“Adult” gap years: Tips to mentally — and financially — prepare

taking an adult gap year

There are many reasons why you might want to take a break after college — or even later in your career — and multiple ways to make your gap year possible.

Ever wanted to take a year off and explore the world, delve into your passion, or just enjoy some free time? Taking a gap year — a period of time when you take a break to pursue personal pursuits — between college graduation and your first job is an increasingly popular option.

And though gap years are typically popular between high school and college, if you’ve already graduated college, that doesn’t mean it’s too late. It’s also possible to take a gap year as an adult, and these tips can help you prepare — mentally and financially.

Get motivated to save

Finding a purpose for your gap year before you actually take it can help motivate you to save as much as you need to. Audrey Moss, a graphic designer in Montana, needed space to regroup. “I wanted to think through my major and my life plan and just get away from the stress,” she says of her program at Johns Hopkins University.
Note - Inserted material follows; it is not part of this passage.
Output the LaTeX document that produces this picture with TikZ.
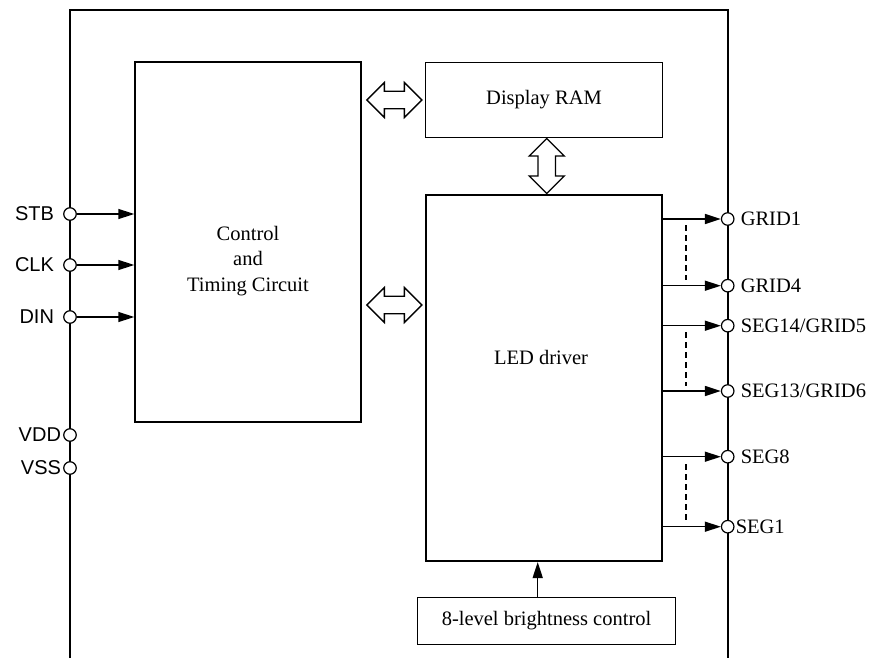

While you may find additional purpose once you’re in your gap year — Moss ended up in France volunteering for World Wide Opportunities on Organic Farms at a farm in Brittany — having that gap year goal in mind can make it easier to set a savings goal and motivate yourself to hit it.

Do the financial prep work

Depending on how you spend your gap year, you could be going for a long period of time without a paycheck. That can put some limitations on your money, so saving aggressively beforehand is critical.

For a trip to Argentina, Elizabeth Shutty, who currently heads up sales and marketing at a financial firm and has taken multiple gap years, saved $5,000 by working as a barista and as a waitress. “Make a priority of having money,” she advises. Even if you don’t have plans for a gap year now, saving provides you the ability to exercise flexibility and choice later in life.

Think about prepaying some known bills to prevent stressing over them later — like rent and your cell phone.

Decide if it’s the right time

Today, Joshua Crum is a credit expert. But five years ago, he stopped working as a home computer repair service provider to take a year off.

“The market died out from under me,” explains Crum of the reason he took the break, adding that the going rate for his work slipped below minimum wage.

A gap year may not be a great option if you’re in the middle of working your way up the ladder in a company that has great future opportunities in a career you’re interested in. But if you’re feeling burned out or in need of a major change, it might be time for a gap year.

Live frugally when possible

You may have to change your lifestyle in order to get the experience you want in your gap year. Shutty made her money last by staying at hostels and on friends’ couches and by using cheap overnight buses for transport.

Crum and Moss relied on family and friends, too — either staying with them for part of the time or accepting help they were willing to offer in the form of meals out, paying for gas, or providing small side jobs to help earn some extra cash.

A gap year may give you the chance to fulfill a lifelong dream or simply press the reset button on your life — and with the right planning, even as an adult it may not be too late to take one.